REQUIREMENT –
Copy out the listing that follows, exact in every word, and skip the images.

— BEGIN MATERIAL PROVIDED —

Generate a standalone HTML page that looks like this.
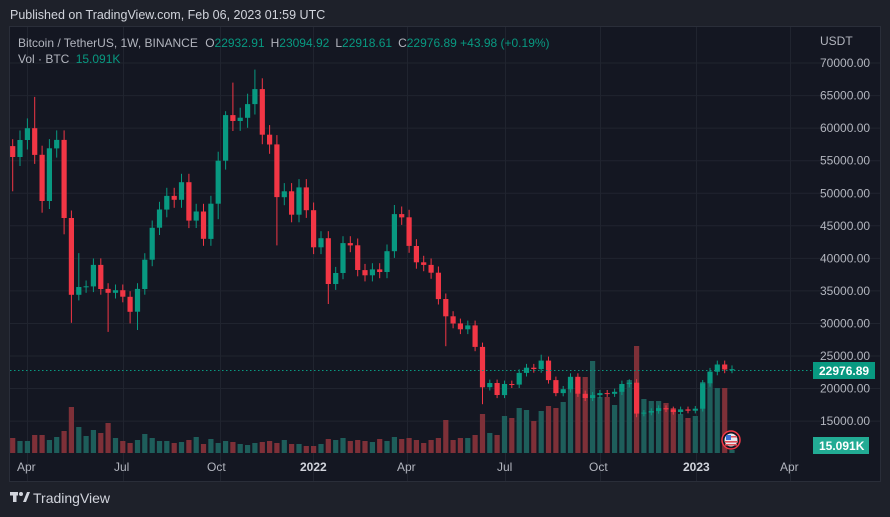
<!DOCTYPE html>
<html><head><meta charset="utf-8">
<style>
html,body{margin:0;padding:0;background:#1e212a;width:890px;height:517px;overflow:hidden;font-family:"Liberation Sans",sans-serif;}
svg{display:block}
</style></head><body>
<svg id="c" width="890" height="517" xmlns="http://www.w3.org/2000/svg" font-family="Liberation Sans, sans-serif">
<rect x="0" y="0" width="890" height="517" fill="#1e212a"/>
<text x="10" y="19" font-size="12.5" fill="#d1d4dc">Published on TradingView.com, Feb 06, 2023 01:59 UTC</text>
<rect x="9.5" y="26.5" width="871" height="455" fill="#141722" stroke="#2a2e39"/>
<g id="grid"></g>
<g id="vol"></g>
<g id="cand"></g>
<line x1="10" y1="370.5" x2="812" y2="370.5" stroke="#089981" stroke-dasharray="1.5,2.5" stroke-width="1"/>
<g font-size="12" fill="#b2b5be">
<text x="18" y="47">Bitcoin / TetherUS, 1W, BINANCE <tspan dx="4">O</tspan><tspan fill="#089981">22932.91</tspan><tspan dx="6">H</tspan><tspan fill="#089981">23094.92</tspan><tspan dx="6">L</tspan><tspan fill="#089981">22918.61</tspan><tspan dx="6">C</tspan><tspan fill="#089981">22976.89 +43.98 (+0.19%)</tspan></text>
<text x="18" y="63">Vol · BTC <tspan dx="3" fill="#089981">15.091K</tspan></text>
<text x="820" y="45">USDT</text>
</g>
<g id="axis" font-size="12" fill="#b2b5be"></g>
<rect x="813" y="362" width="62" height="17" fill="#089981"/>
<text x="819" y="375" font-size="12" font-weight="bold" fill="#ffffff">22976.89</text>
<rect x="813" y="437" width="56" height="17" fill="#22ab94"/>
<text x="819" y="450" font-size="12" font-weight="bold" fill="#ffffff">15.091K</text>
<g>
<circle cx="731" cy="440" r="9" fill="#141722" stroke="#f23645" stroke-width="1.5"/>
<circle cx="731" cy="440" r="6.5" fill="#e8e8ee"/>
<rect x="725" y="441" width="13" height="1.6" fill="#e0505a"/>
<rect x="725" y="444" width="12" height="1.6" fill="#e0505a"/>
<rect x="726" y="435" width="5" height="5" fill="#3b6fd6"/>
<rect x="731" y="436" width="6" height="1.5" fill="#e0505a"/>
</g>
<g font-size="12" fill="#b2b5be">
<text x="17" y="471">Apr</text><text x="114" y="471">Jul</text><text x="207" y="471">Oct</text>
<text x="300" y="471" font-weight="bold" fill="#d1d4dc">2022</text>
<text x="397" y="471">Apr</text><text x="497" y="471">Jul</text><text x="589" y="471">Oct</text>
<text x="683" y="471" font-weight="bold" fill="#d1d4dc">2023</text><text x="780" y="471">Apr</text>
</g>
<g fill="#d1d4dc">
<rect x="10" y="492" width="8" height="3.5"/><rect x="13" y="492" width="3.5" height="10"/>
<circle cx="21" cy="494" r="2"/><polygon points="23,502 27,492 30,492 26,502"/>
<text x="33" y="503" font-size="14">TradingView</text>
</g>
</svg>
<script>
var NS="http://www.w3.org/2000/svg";
function el(p,t,a){var e=document.createElementNS(NS,t);for(var k in a)e.setAttribute(k,a[k]);p.appendChild(e);return e;}
function Y(p){return 356-(p-25000)*0.00651;}
var grid=document.getElementById('grid'),axis=document.getElementById('axis');
for(var p=15000;p<=70000;p+=5000){var y=Y(p);el(grid,'line',{x1:10,x2:880,y1:y,y2:y,stroke:'#20242f','stroke-width':1});
 var t=el(axis,'text',{x:820,y:y+4});t.textContent=p+'.00';}
[27,123,220,313,407,505,600,696,790].forEach(function(x){el(grid,'line',{x1:x+.5,x2:x+.5,y1:27,y2:481,stroke:'#20242f','stroke-width':1});});
var C=[55570,58180,60000,55900,48800,56900,58200,46200,34400,35600,
35700,39000,35300,34700,35100,34100,31800,35300,39800,44700,
47500,49600,49000,51700,45800,47200,43000,48400,55000,62000,
61100,61600,63700,66000,59000,57500,49400,50300,46700,50900,
47400,41700,43100,36060,37750,42350,42000,38200,37400,38300,
37900,41100,46800,46300,41900,39400,39000,37800,33750,31100,
30000,29100,29700,26400,20200,20850,19000,20700,20600,22400,
23200,23000,24300,21300,19300,19900,21800,19200,18550,19000,
19300,19200,19500,20700,20900,16150,16300,16550,17000,16800,
16400,16800,16600,16900,20800,22600,23700,22930,22977];
var H={1:58300,4:64800,10:40800,13:40000,30:62600,31:67000,34:69000,53:48200,86:21450,73:25200};
var L={1:50300,5:47000,8:43700,9:30100,14:28700,17:30000,18:29000,29:46000,37:42000,44:33000,60:26500,65:17600,86:15600};
var V=[15,12,12,18,18,13,16,22,46,26,17,23,20,30,15,12,10,13,19,15,12,12,10,11,13,16,9,14,10,12,11,9,8,10,11,12,10,13,9,9,7,7,9,
14,13,15,12,13,12,11,14,12,16,14,15,13,
10,13,15,33,13,15,15,18,39,20,18,37,35,45,43,32,42,47,45,51,71,74,76,92,56,56,48,67,73,107,54,52,52,50,45,39,35,37,71,70,65,65,3];
var cg=document.getElementById('cand'),vg=document.getElementById('vol');
var o=57250;
for(var i=0;i<C.length;i++){var n=i+1,c=C[i];var up=c>=o;
 var x=12.7+i*7.34;var col=up?'#089981':'#f23645';
 var hi=H[n]||Math.max(o,c)*1.025,lo=L[n]||Math.min(o,c)*0.975;
 var v=V[i]||10;
 el(vg,'rect',{x:(x-2.6).toFixed(1),y:453-v,width:5.2,height:v,fill:up?'#1e5e5b':'#7e3038'});
 el(cg,'rect',{x:(x-0.5).toFixed(1),y:Y(hi).toFixed(1),width:1,height:(Y(lo)-Y(hi)).toFixed(1),fill:col});
 var yt=Y(Math.max(o,c)),yb=Y(Math.min(o,c));
 el(cg,'rect',{x:(x-2.6).toFixed(1),y:yt.toFixed(1),width:5.2,height:Math.max(1,yb-yt).toFixed(1),fill:col});
 o=c;}
</script>
</body></html>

— END MATERIAL PROVIDED —

CORRECT RESPONSE –
Generate a standalone HTML page that looks like this.
<!DOCTYPE html>
<html><head><meta charset="utf-8">
<style>
html,body{margin:0;padding:0;background:#1e212a;width:890px;height:517px;overflow:hidden;font-family:"Liberation Sans",sans-serif;}
svg{display:block}
</style></head><body>
<svg id="c" width="890" height="517" xmlns="http://www.w3.org/2000/svg" font-family="Liberation Sans, sans-serif">
<rect x="0" y="0" width="890" height="517" fill="#1e212a"/>
<text x="10" y="19" font-size="12.5" fill="#d1d4dc">Published on TradingView.com, Feb 06, 2023 01:59 UTC</text>
<rect x="9.5" y="26.5" width="871" height="455" fill="#141722" stroke="#2a2e39"/>
<g id="grid"></g>
<g id="vol"></g>
<g id="cand"></g>
<line x1="10" y1="370.5" x2="812" y2="370.5" stroke="#089981" stroke-dasharray="1.5,2.5" stroke-width="1"/>
<g font-size="12" fill="#b2b5be">
<text x="18" y="47">Bitcoin / TetherUS, 1W, BINANCE <tspan dx="4">O</tspan><tspan fill="#089981">22932.91</tspan><tspan dx="6">H</tspan><tspan fill="#089981">23094.92</tspan><tspan dx="6">L</tspan><tspan fill="#089981">22918.61</tspan><tspan dx="6">C</tspan><tspan fill="#089981">22976.89 +43.98 (+0.19%)</tspan></text>
<text x="18" y="63">Vol · BTC <tspan dx="3" fill="#089981">15.091K</tspan></text>
<text x="820" y="45">USDT</text>
</g>
<g id="axis" font-size="12" fill="#b2b5be"></g>
<rect x="813" y="362" width="62" height="17" fill="#089981"/>
<text x="819" y="375" font-size="12" font-weight="bold" fill="#ffffff">22976.89</text>
<rect x="813" y="437" width="56" height="17" fill="#22ab94"/>
<text x="819" y="450" font-size="12" font-weight="bold" fill="#ffffff">15.091K</text>
<g>
<circle cx="731" cy="440" r="9" fill="#141722" stroke="#f23645" stroke-width="1.5"/>
<circle cx="731" cy="440" r="6.5" fill="#e8e8ee"/>
<rect x="725" y="441" width="13" height="1.6" fill="#e0505a"/>
<rect x="725" y="444" width="12" height="1.6" fill="#e0505a"/>
<rect x="726" y="435" width="5" height="5" fill="#3b6fd6"/>
<rect x="731" y="436" width="6" height="1.5" fill="#e0505a"/>
</g>
<g font-size="12" fill="#b2b5be">
<text x="17" y="471">Apr</text><text x="114" y="471">Jul</text><text x="207" y="471">Oct</text>
<text x="300" y="471" font-weight="bold" fill="#d1d4dc">2022</text>
<text x="397" y="471">Apr</text><text x="497" y="471">Jul</text><text x="589" y="471">Oct</text>
<text x="683" y="471" font-weight="bold" fill="#d1d4dc">2023</text><text x="780" y="471">Apr</text>
</g>
<g fill="#d1d4dc">
<rect x="10" y="492" width="8" height="3.5"/><rect x="13" y="492" width="3.5" height="10"/>
<circle cx="21" cy="494" r="2"/><polygon points="23,502 27,492 30,492 26,502"/>
<text x="33" y="503" font-size="14">TradingView</text>
</g>
</svg>
<script>
var NS="http://www.w3.org/2000/svg";
function el(p,t,a){var e=document.createElementNS(NS,t);for(var k in a)e.setAttribute(k,a[k]);p.appendChild(e);return e;}
function Y(p){return 356-(p-25000)*0.00651;}
var grid=document.getElementById('grid'),axis=document.getElementById('axis');
for(var p=15000;p<=70000;p+=5000){var y=Y(p);el(grid,'line',{x1:10,x2:880,y1:y,y2:y,stroke:'#20242f','stroke-width':1});
 var t=el(axis,'text',{x:820,y:y+4});t.textContent=p+'.00';}
[27,123,220,313,407,505,600,696,790].forEach(function(x){el(grid,'line',{x1:x+.5,x2:x+.5,y1:27,y2:481,stroke:'#20242f','stroke-width':1});});
var C=[55570,58180,60000,55900,48800,56900,58200,46200,34400,35600,
35700,39000,35300,34700,35100,34100,31800,35300,39800,44700,
47500,49600,49000,51700,45800,47200,43000,48400,55000,62000,
61100,61600,63700,66000,59000,57500,49400,50300,46700,50900,
47400,41700,43100,36060,37750,42350,42000,38200,37400,38300,
37900,41100,46800,46300,41900,39400,39000,37800,33750,31100,
30000,29100,29700,26400,20200,20850,19000,20700,20600,22400,
23200,23000,24300,21300,19300,19900,21800,19200,18550,19000,
19300,19200,19500,20700,20900,16150,16300,16550,17000,16800,
16400,16800,16600,16900,20800,22600,23700,22930,22977];
var H={1:58300,4:64800,10:40800,13:40000,30:62600,31:67000,34:69000,53:48200,86:21450,73:25200};
var L={1:50300,5:47000,8:43700,9:30100,14:28700,17:30000,18:29000,29:46000,37:42000,44:33000,60:26500,65:17600,86:15600};
var V=[15,12,12,18,18,13,16,22,46,26,17,23,20,30,15,12,10,13,19,15,12,12,10,11,13,16,9,14,10,12,11,9,8,10,11,12,10,13,9,9,7,7,9,
14,13,15,12,13,12,11,14,12,16,14,15,13,
10,13,15,33,13,15,15,18,39,20,18,37,35,45,43,32,42,47,45,51,71,74,76,92,56,56,48,67,73,107,54,52,52,50,45,39,35,37,71,70,65,65,3];
var cg=document.getElementById('cand'),vg=document.getElementById('vol');
var o=57250;
for(var i=0;i<C.length;i++){var n=i+1,c=C[i];var up=c>=o;
 var x=12.7+i*7.34;var col=up?'#089981':'#f23645';
 var hi=H[n]||Math.max(o,c)*1.025,lo=L[n]||Math.min(o,c)*0.975;
 var v=V[i]||10;
 el(vg,'rect',{x:(x-2.6).toFixed(1),y:453-v,width:5.2,height:v,fill:up?'#1e5e5b':'#7e3038'});
 el(cg,'rect',{x:(x-0.5).toFixed(1),y:Y(hi).toFixed(1),width:1,height:(Y(lo)-Y(hi)).toFixed(1),fill:col});
 var yt=Y(Math.max(o,c)),yb=Y(Math.min(o,c));
 el(cg,'rect',{x:(x-2.6).toFixed(1),y:yt.toFixed(1),width:5.2,height:Math.max(1,yb-yt).toFixed(1),fill:col});
 o=c;}
</script>
</body></html>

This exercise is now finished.